> **Provided information**
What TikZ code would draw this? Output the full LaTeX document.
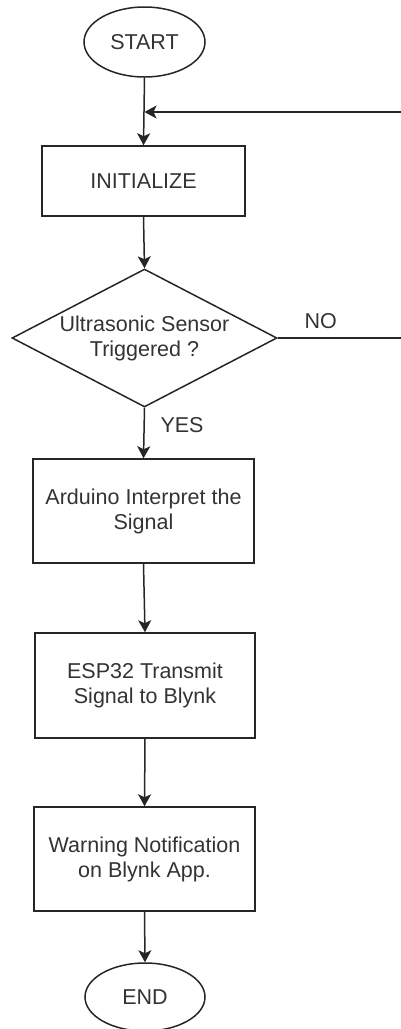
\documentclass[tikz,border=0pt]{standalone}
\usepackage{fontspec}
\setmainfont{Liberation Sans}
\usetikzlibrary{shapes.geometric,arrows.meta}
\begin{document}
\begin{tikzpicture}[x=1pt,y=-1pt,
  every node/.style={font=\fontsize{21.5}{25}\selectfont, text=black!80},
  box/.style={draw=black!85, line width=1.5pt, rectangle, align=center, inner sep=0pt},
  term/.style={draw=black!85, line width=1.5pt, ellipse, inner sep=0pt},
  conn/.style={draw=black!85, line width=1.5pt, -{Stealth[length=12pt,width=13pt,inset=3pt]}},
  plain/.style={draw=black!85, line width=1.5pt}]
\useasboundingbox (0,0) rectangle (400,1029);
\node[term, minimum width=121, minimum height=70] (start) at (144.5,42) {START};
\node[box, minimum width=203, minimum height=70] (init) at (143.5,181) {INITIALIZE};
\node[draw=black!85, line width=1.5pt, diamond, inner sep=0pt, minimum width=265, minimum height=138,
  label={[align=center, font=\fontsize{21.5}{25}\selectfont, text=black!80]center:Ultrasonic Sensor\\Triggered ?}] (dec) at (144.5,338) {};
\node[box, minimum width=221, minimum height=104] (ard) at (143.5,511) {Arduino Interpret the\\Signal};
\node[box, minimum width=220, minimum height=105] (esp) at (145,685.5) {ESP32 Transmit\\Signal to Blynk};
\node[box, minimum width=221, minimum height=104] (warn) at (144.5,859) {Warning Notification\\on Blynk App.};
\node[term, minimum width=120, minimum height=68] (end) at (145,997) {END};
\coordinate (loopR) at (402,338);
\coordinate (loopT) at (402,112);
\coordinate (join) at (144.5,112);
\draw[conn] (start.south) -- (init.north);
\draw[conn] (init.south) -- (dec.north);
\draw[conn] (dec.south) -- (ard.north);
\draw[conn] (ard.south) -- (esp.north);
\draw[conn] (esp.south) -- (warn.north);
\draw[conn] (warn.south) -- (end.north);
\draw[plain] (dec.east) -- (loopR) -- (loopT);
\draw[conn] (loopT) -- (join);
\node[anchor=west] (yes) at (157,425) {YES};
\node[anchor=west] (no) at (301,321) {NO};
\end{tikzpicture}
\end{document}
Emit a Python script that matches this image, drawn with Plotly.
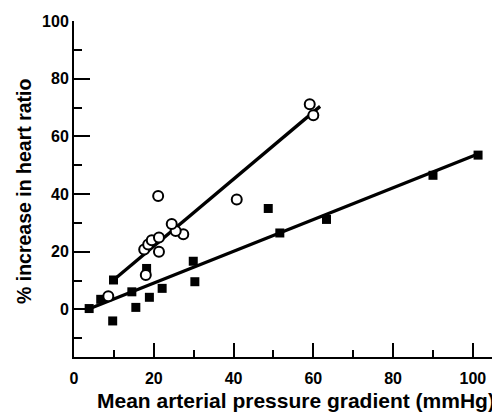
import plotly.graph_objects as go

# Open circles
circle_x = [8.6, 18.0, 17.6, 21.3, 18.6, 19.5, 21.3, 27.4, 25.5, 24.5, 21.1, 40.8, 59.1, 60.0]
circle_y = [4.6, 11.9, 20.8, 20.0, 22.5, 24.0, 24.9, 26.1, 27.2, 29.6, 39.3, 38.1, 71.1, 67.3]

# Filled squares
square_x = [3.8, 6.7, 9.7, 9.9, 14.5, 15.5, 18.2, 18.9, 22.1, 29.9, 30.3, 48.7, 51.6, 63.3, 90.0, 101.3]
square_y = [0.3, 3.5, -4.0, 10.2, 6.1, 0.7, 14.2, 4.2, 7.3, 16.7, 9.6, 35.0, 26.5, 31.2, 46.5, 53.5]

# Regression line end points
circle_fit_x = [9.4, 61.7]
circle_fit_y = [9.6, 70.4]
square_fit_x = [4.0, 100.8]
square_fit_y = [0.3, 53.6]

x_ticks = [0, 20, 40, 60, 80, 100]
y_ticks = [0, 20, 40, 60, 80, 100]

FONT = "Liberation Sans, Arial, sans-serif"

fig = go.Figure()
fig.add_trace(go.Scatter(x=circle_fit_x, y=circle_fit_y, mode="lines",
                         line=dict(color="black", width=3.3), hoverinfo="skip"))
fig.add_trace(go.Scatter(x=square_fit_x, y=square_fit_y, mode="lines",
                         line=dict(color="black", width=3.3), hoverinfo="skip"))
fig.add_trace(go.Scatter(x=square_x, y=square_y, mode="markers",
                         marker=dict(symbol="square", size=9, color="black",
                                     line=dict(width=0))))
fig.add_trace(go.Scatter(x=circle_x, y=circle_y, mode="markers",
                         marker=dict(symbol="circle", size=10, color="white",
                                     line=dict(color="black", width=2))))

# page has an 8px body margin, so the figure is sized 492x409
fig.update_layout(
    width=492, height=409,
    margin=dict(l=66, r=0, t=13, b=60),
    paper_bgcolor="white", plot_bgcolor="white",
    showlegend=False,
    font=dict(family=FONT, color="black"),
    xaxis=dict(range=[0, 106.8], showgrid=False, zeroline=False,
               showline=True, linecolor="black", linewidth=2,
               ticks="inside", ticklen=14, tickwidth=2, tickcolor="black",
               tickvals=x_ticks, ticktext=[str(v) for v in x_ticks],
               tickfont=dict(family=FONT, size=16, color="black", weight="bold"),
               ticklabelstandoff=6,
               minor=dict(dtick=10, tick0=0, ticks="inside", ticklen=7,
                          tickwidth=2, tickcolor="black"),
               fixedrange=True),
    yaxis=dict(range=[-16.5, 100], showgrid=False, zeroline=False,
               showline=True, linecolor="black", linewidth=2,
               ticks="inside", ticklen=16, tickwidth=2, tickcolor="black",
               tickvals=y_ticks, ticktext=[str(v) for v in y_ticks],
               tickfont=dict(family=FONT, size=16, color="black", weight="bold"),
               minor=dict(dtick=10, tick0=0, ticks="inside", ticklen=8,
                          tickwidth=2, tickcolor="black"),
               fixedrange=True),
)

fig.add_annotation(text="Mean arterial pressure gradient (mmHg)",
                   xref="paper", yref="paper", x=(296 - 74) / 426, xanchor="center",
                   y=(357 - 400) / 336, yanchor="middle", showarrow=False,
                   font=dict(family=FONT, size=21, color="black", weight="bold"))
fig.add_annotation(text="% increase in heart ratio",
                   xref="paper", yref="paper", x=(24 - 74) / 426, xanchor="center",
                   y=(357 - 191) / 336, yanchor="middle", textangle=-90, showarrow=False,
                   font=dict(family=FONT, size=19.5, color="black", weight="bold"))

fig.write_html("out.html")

> **Aim**
Copy word for word every line from the one with "Emit a Python" through the one with "38.1, 71.1, 67.3]", including both. No pictures belong in the copy.

> **Correct result**
Emit a Python script that matches this image, drawn with Plotly.
import plotly.graph_objects as go

# Open circles
circle_x = [8.6, 18.0, 17.6, 21.3, 18.6, 19.5, 21.3, 27.4, 25.5, 24.5, 21.1, 40.8, 59.1, 60.0]
circle_y = [4.6, 11.9, 20.8, 20.0, 22.5, 24.0, 24.9, 26.1, 27.2, 29.6, 39.3, 38.1, 71.1, 67.3]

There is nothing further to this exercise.